News flash: there is no such thing as free will. I notice that this fact really irritates a lot of the reviewers here, which makes a good deal of sense. If we accept that there is no free will, we feel our own glory diminished, much as some feel when contemplating the idea that there is no afterlife. A lot of the arguments in favor of free will start with unfounded assumptions that there "must be" some form of free will, because that is the only possible explanation for order in the Universe. Order is really just a manifestation of the laws of physics, and doesn't need intelligent intervention, thank you. When a drop of water freezes into an exquisite snowflake, there is no sentience that guides it. It simply follows the path of least resistance. So too is life, and by extension, intelligence. We feel a bias towards free will because our very sense of self is derived from the ingrained feeling that our thoughts precede our actions. Oh, but do they? As the book rehashes, Libet was one of the first to test this idea emprically, and found that the sequence of electrical events in the brain that accompanied actions always began a noticeable amount of time before the conscious awareness of initiating an action. In the big picture, the vast majority of our actions are mediated by subconscious output, with a trickle of actions being refined by conscious stimuli when we have no experience with a particular situation. It is this subconscious co-opting of thought that enables us to ride a bike, walk, talk, and so on, without the need to consciously consider the steps involved. We take this for granted, but, for example, victims of stroke often find that certain actions they could once do without thinking require considerable attention if not handled automatically. We discount the idea that our actions are mainly subconscious because of the very fact that we don't consciously think about them.

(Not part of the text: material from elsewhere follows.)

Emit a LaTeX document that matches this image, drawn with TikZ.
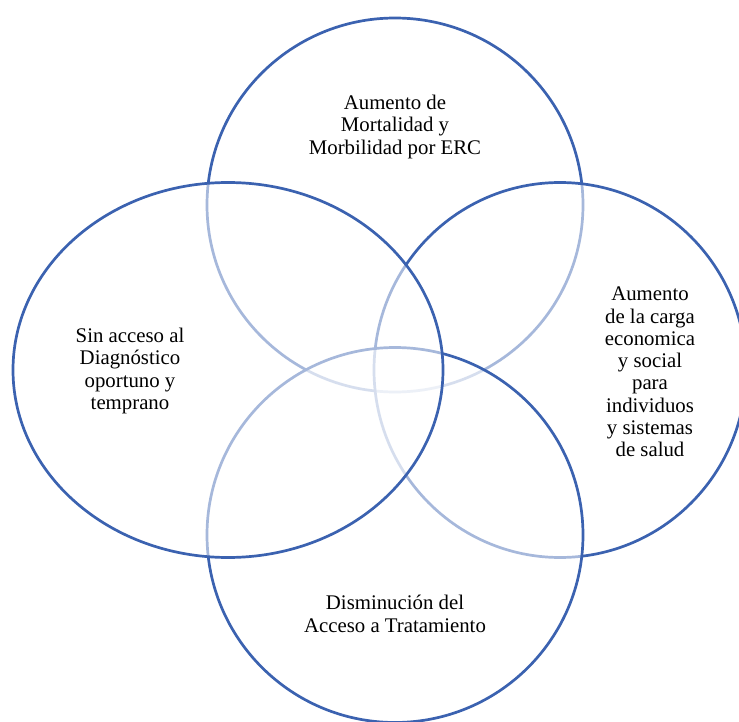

That there is no free will is also an elegant explanation for the obvious lack of free will that we can witness in ourselves and others every day. How often do addicts of all kinds (food, drugs, gambling) explain that they cannot control their actions? Or what about spouses who cheat, drawn up in the "heat of the moment"? The temporary insanity plea? Tourette's syndrome? Obsessive-compulsive actions? Our own nightly dream worlds? People are willing to accept that they are not in control of many aspects of their behavior, but fail to make the obvious leap that they are indeed not in control of any of it. Having done something that they did not want to do, people then expose another aspect of the brain's process of illusory control by rationalizing their actions ("Another beer won't kill me","my spouse drove me to cheating","biting my fingernails kills the time"). This is the brain tipping its hand to the cards it's playing. When we see this in an extreme form, we call it a pathology (alcoholism, OCD). When we experience it in more mundane ways, we call it our thought process.
The book spends a lot of time on social aspects of will as well. We're much more likely to do certain things in groups, as we surrender some of our control to that of the group. An obvious example of this are religious ceremonies. People can go into trancelike, convulsive states when they are "slain in the spirit" of God, which they attribute to outside agencies. No one ever questions, however, why one is never visited by God while shopping at Radio Shack.
All that said, the illusion of will has a purpose. It may be an illusion, but it's still an effective and convincing one. While we may not really have free will, we still experience it all the same, and there is no reason that we should behave any differently knowing this. Beyond a dimunition of our sense of selves that accompanies the loss of will, I think that another reflexive disgust people feel about the concept stems from the percieved lack of responsibility that it implies. If I'm not in control, why blame me for what I do? It doesn't really work that way, however. Free will or no, social pressures will still work to modify behavior in individuals. Indeed, our existing penal system works as it does because it shapes the development of our subconscious minds. More simply, we don't even have the free will to act as if we have no free will.
So after all this, the issue is moot. It doesn't matter how we work, just that we do. Perhaps the most useful application of this knowledge will be in shaping our approach to altering bad behaviors. Knowing that we have no will, we can predict our more addictive and reflexive behaviors more accurately. Practial applications would be avoiding situations in which we might cave in to temptations. By taking action before we lose our apparent will, we co-opt the problems associated with it, and those insights are easily worth the price of this book.